The Skull Chapel (Polish: Kaplica Czaszek) or St. Bartholomew's Church, is an ossuary chapel located in the Czermna district of Kudowa, a town in Kłodzko County, Lower Silesia, Poland. Built in last quarter of the 18th century on the border of the then Prussian County of Glatz, the temple serves as a mass grave with thousands of skulls and skeletal remains adorning its interior walls as well as floor, ceiling and foundations. The Skull Chapel is the only such monument in Poland, and one of six in Europe.
The chapel was built in 1776 by Bohemian local parish priest Václav Tomášek.
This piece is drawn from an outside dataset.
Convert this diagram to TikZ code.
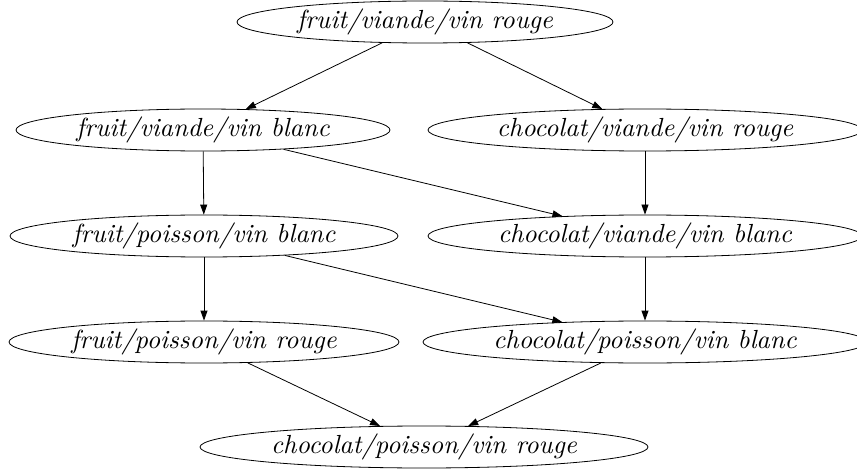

It is the mass grave of people who died during the Thirty Years’ War (1618–1648), three Silesian Wars (1740–1763), as well as of people who died because of cholera epidemics, plague, syphilis and hunger.
Together with sacristan J. Schmidt and grave digger J. Langer, father Tomášek who was inspired by the Capuchin cemetery while on a pilgrimage to Rome, collected the casualties’ bones, cleaned and put them in the chapel within 18 years (from 1776 to 1794). Walls of this small, baroque church are filled with three thousand skulls, and there are also bones of another 21 thousand people interred in the basement. The skulls of people who built the chapel, including Tomášek, were placed in the center of the building and on the altar in 1804. Inside are a crucifix and two carvings of angels with Latin inscriptions that read "arise from the dead" and "come to judgment". A recording inside the church available in three languages (Polish, Czech and German) explains the history of the chapel.